Scott turned that pain into rage and just took off. He soon dropped me. So there I was alone. I just sat up and waited for another group to come along. And sure enough it did. I got into a very fast group of adults. I went all the way to the next food station taking my turn on the front and then waited and watched to get back into that same group as it left the food station. I went with them another ten miles or so and then I was pulling on the front and stayed there too long. When I went to the back I didn't have the strength to hook back into the slipstream and I got dropped. It was really hard to watch that group pedal away from me but I was dropped.
Then I was alone. For miles I was alone. No other groups came along. Then the wind came up. I finally made it to the turn where there was about 40 miles to go back to town. But directly into a 25-35 mph headwind and a very difficult climb. I was fighting another deadline. I had to be back in town to be in an orchestra concert that evening so my parents were going to drive out and meet me on the road if I couldn't make it back into town on time.
I was on the final climb and into that serious wind. I was completely drained, physically, mentally, and emotionally, I was pushing a very big gear up this climb and barely making forward motion. I was even in tears forcing myself into this wind. It was all I could do to stay on my bike and not just get off, sit down on the side of the road and cry. I made it over the climb and thought I might be able to finish. But here they came, my Mom and Dad. I got off of my bike and Dad put it in the trunk of the Buick.
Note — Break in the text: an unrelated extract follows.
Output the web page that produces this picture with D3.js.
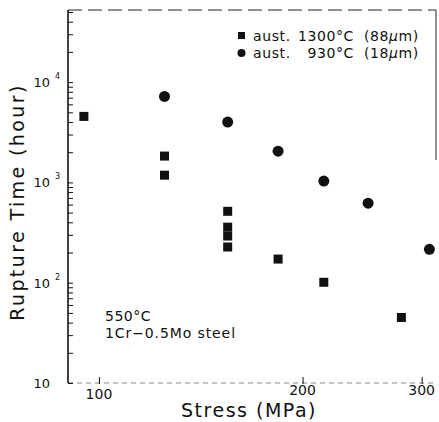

I got into the back seat. I couldn't even talk. I just sat there drained. My thoughts starting to turn to the concert. We were going to play a cool little piece of classical first which I enjoyed, but then we were going to do this long ass contemporary piece that just sucked. "Did you have fun?" my mom asked. I didn't know how to respond. I just sat there in silence. They told me years later that they thought I was mad at them. I wasn't. It had just been a very long day in the saddle, and it was about to get longer.